Net Electric Field Formula:

\[ E_{net} = \sum \left( \frac{k \cdot q_i}{r_i^2} \right) \]

Charge 1:

Distance from Charge 1:

Net Electric Field (N/C):

1. What is a Net Electric Field Calculator?

Definition: This calculator computes the net electric field at a point due to multiple point charges using Coulomb's Law.

Purpose: It helps physics students and professionals determine the combined effect of multiple electric charges on a specific point in space.

2. How Does the Calculator Work?

The calculator uses the formula:

\[ E_{net} = \sum \left( \frac{k \cdot q_i}{r_i^2} \right) \]

Where:

\( E_{net} \) — Net electric field (N/C)
\( k \) — Coulomb's constant (8.99 × 10⁹ N·m²/C²)
\( q_i \) — Charge i (Coulombs)
\( r_i \) — Distance from charge i to the point (meters)

Explanation: The calculator sums the electric field contributions from each individual charge at the specified distances.

3. Importance of Net Electric Field Calculation

Details: Understanding net electric fields is crucial for designing electrical systems, analyzing charge distributions, and solving electrostatics problems.

4. Using the Calculator

Tips:

Enter each charge in Coulombs (positive for positive charges, negative for negative charges)
Enter the distance from each charge to the point where you want to calculate the field
Add as many charges as needed using the "Add Another Charge" button
Distance must be greater than zero

5. Frequently Asked Questions (FAQ)

Q1: What is Coulomb's constant?
A: Coulomb's constant (k) is approximately 8.99 × 10⁹ N·m²/C² and relates the electrostatic force between charges to their magnitudes and separation distance.
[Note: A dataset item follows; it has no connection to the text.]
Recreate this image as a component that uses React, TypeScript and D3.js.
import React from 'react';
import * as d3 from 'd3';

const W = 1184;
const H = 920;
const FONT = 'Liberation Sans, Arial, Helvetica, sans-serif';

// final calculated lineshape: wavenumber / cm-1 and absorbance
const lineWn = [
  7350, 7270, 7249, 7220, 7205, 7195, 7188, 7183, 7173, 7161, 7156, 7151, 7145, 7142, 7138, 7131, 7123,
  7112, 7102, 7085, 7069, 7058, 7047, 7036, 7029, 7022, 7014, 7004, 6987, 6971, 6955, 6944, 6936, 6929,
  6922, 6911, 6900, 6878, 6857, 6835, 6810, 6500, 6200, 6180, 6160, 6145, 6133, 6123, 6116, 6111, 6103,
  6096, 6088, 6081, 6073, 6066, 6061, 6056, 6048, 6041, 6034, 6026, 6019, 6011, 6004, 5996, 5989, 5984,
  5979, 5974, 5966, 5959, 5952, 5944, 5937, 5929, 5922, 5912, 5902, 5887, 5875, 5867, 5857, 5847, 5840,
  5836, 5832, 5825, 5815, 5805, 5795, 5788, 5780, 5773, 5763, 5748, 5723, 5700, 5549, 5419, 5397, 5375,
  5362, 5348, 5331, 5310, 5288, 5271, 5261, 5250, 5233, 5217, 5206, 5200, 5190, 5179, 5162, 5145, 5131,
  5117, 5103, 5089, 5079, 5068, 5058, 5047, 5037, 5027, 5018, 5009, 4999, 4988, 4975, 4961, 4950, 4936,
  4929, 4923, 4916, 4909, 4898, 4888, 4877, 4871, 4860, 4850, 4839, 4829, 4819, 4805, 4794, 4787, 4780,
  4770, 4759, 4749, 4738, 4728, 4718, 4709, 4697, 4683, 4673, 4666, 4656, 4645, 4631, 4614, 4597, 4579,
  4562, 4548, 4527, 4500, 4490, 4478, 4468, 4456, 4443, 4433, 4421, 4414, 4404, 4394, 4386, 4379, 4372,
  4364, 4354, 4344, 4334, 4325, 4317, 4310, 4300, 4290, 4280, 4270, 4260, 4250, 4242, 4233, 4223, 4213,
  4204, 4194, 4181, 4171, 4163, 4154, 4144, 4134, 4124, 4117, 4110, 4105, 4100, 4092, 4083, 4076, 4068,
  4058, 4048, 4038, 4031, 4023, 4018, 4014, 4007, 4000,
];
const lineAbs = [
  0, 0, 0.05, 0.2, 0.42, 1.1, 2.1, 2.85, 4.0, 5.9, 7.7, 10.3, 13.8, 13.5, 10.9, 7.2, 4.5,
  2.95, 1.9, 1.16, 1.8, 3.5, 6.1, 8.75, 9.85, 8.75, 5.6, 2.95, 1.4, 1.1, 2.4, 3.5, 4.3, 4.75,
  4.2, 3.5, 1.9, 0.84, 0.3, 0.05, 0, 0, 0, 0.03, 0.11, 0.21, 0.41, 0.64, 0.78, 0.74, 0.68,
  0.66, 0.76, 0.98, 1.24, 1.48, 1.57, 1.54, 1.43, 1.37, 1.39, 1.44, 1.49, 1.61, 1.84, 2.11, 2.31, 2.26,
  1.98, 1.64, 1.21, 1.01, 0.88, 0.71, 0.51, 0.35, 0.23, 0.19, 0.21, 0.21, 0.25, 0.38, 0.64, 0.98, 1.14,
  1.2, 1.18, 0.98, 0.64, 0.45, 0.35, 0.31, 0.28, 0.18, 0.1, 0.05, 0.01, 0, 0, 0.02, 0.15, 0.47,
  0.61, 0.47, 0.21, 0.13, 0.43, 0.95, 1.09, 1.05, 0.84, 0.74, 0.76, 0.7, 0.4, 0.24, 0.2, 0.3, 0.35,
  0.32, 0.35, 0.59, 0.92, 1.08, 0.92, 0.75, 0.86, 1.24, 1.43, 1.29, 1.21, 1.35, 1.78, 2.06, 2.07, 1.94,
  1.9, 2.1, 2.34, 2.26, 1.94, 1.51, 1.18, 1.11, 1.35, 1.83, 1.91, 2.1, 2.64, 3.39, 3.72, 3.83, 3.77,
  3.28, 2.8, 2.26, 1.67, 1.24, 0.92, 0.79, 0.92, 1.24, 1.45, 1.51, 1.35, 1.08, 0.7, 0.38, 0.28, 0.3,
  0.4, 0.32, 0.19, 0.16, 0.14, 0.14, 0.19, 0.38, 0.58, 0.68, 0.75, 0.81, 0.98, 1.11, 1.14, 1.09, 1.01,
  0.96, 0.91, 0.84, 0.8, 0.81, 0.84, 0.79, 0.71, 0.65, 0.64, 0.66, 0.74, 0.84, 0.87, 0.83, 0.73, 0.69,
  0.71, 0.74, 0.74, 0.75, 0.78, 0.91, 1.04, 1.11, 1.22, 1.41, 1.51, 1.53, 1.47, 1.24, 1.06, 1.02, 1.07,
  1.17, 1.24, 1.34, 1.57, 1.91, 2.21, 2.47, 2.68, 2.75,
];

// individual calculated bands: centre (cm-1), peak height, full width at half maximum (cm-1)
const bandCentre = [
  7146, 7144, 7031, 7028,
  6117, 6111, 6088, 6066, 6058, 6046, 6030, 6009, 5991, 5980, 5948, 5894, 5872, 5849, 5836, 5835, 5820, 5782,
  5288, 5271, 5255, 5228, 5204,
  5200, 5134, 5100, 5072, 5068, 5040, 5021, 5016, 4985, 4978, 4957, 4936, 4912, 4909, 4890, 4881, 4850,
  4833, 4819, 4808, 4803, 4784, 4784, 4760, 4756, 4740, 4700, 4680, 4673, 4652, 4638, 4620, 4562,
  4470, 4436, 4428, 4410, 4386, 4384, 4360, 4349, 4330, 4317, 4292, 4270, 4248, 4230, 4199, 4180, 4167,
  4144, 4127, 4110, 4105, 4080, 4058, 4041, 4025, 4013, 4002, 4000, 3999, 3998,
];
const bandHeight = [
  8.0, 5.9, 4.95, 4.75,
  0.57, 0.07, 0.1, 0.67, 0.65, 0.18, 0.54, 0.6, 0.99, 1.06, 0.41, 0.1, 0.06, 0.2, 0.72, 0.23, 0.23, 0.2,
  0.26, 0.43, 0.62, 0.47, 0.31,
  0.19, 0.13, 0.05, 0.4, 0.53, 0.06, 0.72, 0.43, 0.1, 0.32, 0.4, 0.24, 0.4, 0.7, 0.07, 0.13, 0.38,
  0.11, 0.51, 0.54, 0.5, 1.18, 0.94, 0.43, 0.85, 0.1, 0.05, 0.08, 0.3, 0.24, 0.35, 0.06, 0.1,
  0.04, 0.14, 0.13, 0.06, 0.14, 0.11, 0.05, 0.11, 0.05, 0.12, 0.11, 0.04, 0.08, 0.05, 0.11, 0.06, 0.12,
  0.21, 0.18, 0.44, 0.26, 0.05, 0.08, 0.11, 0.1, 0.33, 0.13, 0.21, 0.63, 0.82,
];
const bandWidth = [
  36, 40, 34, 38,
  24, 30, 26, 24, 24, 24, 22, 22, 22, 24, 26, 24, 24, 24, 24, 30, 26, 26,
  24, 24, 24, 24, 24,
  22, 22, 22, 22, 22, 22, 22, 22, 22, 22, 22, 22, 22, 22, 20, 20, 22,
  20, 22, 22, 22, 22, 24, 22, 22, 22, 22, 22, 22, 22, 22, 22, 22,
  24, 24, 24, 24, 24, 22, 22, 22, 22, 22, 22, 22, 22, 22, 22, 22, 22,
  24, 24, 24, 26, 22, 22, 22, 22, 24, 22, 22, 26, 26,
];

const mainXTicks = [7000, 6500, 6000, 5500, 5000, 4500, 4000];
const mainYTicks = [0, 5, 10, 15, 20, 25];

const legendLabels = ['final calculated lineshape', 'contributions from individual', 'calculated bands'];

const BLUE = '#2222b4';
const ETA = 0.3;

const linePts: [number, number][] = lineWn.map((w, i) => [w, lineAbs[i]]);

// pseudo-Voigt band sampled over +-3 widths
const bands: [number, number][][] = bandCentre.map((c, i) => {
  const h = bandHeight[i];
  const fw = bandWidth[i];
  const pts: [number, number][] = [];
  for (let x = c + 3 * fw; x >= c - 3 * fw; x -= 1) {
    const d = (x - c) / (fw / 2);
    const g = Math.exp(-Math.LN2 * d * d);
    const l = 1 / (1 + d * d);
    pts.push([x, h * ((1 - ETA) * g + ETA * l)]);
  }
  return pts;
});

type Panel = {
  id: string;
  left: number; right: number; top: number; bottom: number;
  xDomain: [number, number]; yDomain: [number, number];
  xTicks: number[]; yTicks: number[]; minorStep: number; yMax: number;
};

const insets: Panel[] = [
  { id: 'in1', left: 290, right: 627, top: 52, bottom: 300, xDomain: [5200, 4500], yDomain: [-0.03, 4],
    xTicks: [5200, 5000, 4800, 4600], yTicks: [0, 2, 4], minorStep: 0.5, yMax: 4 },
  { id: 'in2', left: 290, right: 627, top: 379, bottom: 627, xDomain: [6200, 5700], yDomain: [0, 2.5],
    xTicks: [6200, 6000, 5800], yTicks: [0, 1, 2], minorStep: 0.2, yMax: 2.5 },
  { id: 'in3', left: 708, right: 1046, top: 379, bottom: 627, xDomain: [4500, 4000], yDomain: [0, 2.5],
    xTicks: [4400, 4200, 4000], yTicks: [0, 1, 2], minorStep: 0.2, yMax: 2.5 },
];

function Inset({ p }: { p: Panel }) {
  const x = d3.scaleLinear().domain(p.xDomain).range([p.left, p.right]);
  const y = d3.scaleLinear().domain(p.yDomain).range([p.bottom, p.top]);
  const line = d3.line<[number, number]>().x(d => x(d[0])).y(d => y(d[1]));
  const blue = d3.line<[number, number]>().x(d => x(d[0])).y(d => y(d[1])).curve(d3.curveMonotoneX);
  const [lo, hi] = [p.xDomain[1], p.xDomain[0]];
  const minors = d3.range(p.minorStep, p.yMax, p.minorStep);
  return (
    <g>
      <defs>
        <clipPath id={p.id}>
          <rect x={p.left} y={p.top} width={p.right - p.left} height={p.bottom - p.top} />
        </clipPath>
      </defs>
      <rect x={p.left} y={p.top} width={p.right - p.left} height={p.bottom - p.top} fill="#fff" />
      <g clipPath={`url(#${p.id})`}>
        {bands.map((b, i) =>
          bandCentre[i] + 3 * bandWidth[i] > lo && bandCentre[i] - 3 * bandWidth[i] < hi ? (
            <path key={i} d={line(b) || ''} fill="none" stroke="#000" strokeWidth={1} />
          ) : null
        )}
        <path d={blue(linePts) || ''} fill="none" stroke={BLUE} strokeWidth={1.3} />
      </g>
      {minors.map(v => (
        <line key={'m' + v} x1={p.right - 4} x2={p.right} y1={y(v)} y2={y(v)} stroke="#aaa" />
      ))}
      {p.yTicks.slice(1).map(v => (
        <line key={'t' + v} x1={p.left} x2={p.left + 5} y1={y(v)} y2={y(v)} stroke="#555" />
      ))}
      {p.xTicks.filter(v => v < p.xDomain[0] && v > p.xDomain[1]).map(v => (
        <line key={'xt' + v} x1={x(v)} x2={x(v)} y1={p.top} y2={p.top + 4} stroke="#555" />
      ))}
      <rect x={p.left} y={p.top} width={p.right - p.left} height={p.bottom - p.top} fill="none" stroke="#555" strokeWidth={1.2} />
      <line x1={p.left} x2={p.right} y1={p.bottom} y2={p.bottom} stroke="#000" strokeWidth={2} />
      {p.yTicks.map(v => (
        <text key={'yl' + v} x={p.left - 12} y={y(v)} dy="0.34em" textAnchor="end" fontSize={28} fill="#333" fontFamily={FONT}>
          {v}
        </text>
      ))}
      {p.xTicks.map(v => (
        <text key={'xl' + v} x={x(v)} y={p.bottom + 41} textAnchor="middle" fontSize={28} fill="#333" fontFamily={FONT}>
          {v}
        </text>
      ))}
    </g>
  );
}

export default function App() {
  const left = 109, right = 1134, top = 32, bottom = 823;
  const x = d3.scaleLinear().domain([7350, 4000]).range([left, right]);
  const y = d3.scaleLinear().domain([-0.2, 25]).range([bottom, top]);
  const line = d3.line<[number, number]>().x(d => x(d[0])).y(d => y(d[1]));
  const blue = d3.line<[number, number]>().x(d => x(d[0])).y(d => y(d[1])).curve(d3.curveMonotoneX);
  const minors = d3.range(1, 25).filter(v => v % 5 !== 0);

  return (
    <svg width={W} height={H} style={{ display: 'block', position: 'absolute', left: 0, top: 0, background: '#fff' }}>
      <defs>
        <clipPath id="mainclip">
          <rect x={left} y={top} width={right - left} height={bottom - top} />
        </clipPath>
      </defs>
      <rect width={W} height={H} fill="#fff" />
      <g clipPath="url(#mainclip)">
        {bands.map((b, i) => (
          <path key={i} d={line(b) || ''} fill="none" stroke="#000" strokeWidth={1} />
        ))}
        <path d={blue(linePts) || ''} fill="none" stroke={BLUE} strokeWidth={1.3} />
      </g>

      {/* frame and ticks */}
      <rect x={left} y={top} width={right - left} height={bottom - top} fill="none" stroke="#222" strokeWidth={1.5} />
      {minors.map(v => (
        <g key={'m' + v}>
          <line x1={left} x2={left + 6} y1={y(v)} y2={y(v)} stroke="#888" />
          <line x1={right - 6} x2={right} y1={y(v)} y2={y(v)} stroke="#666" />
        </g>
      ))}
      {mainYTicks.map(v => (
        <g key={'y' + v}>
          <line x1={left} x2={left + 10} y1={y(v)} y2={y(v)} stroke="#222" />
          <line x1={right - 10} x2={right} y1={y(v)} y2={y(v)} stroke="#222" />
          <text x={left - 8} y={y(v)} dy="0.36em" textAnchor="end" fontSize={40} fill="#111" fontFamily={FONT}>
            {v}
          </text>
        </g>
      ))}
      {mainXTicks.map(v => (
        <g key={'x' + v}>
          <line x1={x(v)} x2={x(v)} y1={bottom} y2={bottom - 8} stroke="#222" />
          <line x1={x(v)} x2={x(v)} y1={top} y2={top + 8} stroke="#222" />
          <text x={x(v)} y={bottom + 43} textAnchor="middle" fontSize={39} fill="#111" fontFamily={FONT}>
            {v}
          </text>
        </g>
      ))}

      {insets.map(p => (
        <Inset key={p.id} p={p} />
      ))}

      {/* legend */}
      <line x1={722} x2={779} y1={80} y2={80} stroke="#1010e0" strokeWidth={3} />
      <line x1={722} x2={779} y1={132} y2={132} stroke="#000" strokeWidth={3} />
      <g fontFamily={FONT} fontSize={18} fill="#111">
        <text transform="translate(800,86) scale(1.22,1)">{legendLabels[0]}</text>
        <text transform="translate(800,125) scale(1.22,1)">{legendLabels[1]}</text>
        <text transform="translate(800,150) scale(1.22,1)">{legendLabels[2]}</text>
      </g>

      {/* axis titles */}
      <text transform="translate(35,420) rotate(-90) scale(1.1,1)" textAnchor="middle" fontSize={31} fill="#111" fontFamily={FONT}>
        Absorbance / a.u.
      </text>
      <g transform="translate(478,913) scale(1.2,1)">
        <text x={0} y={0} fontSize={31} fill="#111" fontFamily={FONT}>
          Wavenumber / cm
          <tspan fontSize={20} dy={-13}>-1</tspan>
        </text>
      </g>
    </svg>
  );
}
Q2: How do I represent negative charges?
A: Simply enter a negative value for the charge (e.g., -1.6e-19 C for an electron).

Q3: What units should I use?
A: Use Coulombs for charge and meters for distance. The result will be in Newtons per Coulomb (N/C).

Q4: Can I calculate the field at a point where a charge is located?
A: No, the distance must be greater than zero as the field would be infinite at r=0.

Q5: Does this account for vector direction?
A: This calculator gives the magnitude only. For direction, you would need to consider the positions of charges relative to the point.